Friday, September 15, 2017

Debunking the Monty Hall "solution"?

Although this post is not directly theological, it is an exercise in logic and lateral thinking. Such cognition can be useful in life when answers are not obvious. It can also help in theological studies such as when interpreting Scripture in instances where figurative lessons await discovery beneath the literal meaning of a text. So let's look at the classic Monty Hall problem.

Here is how an article at Scientific American presents the Monty Hall problem and it's supposed solution:
[Y]ou are on a game show with three doors, behind one of which is a car and behind the other two are goats. You pick door #1. Monty, who knows what’s behind all three doors, reveals that behind door #2 is a goat. Before showing you what you won, Monty asks if you want to switch doors. ... [Y]ou should always switch. ... Here’s why: At the beginning of the game you have a 1/3rd chance of picking the car and a 2/3rds chance of picking a goat. Switching doors is bad only if you initially chose the car, which happens only 1/3rd of the time. Switching doors is good if you initially chose a goat, which happens 2/3rds of the time. Thus, the probability of winning by switching is 2/3rds, or double the odds of not switching. ... [T]ry the various computer simulations yourself and you will see that you double your actual wins by switching doors.
The article also posits these three assumptions:
(1) Monty never opens the door you chose initially; (2) Monty always opens a door concealing a goat; (3) When the first two rules leave Monty with a choice of doors to open (which happens in those cases where your initial choice was correct) he makes his choice at random.
Let's take a look at this visually in 2 Figures:



The classic Monty Hall solution recommends each contestant switch to the other's door to improve his odds of winning. But, as you can see from Figures A and B, there is a statistical conundrum.

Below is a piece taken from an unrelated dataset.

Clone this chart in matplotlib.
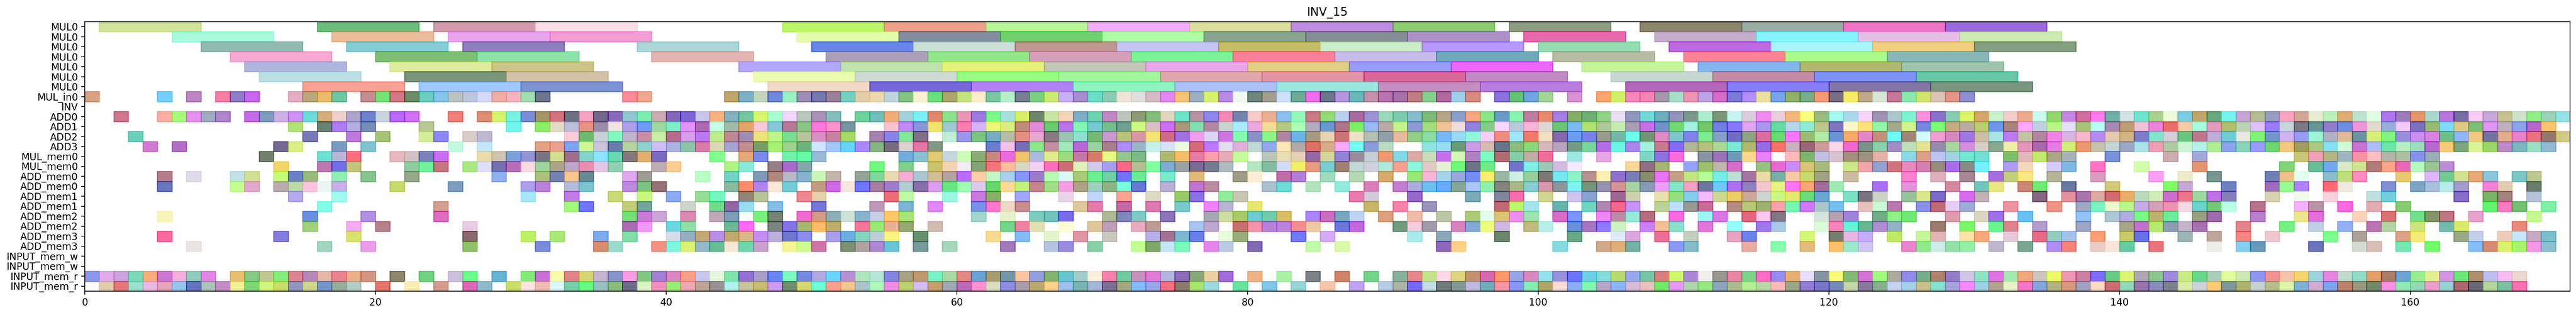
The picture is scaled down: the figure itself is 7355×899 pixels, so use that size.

In the above scenarios, each of the three classic Monty Hall assumptions were accounted for in each contestant's game. And, remember, the hidden prize location is the same for both contestants. The classic Monty Hall solution tells contestant #1 that door #3 has a 2/3 chance of winning. And the classic Monty Hall solution tells contestant #2 that door #1 has a 2/3 chance of winning. But how can 2 doors have a 2/3 chance of winning? The two doors cannot combine for a 4/3 chance of winning. It is at least statistically paradoxical.

In conclusion, I don't profess to be a statistics expert. And even if someone offers a sound mathematical explanation to account for what I've discussed above, I think the thought exercise will at least be fruitful in producing that answer — one which I have not previously seen to date.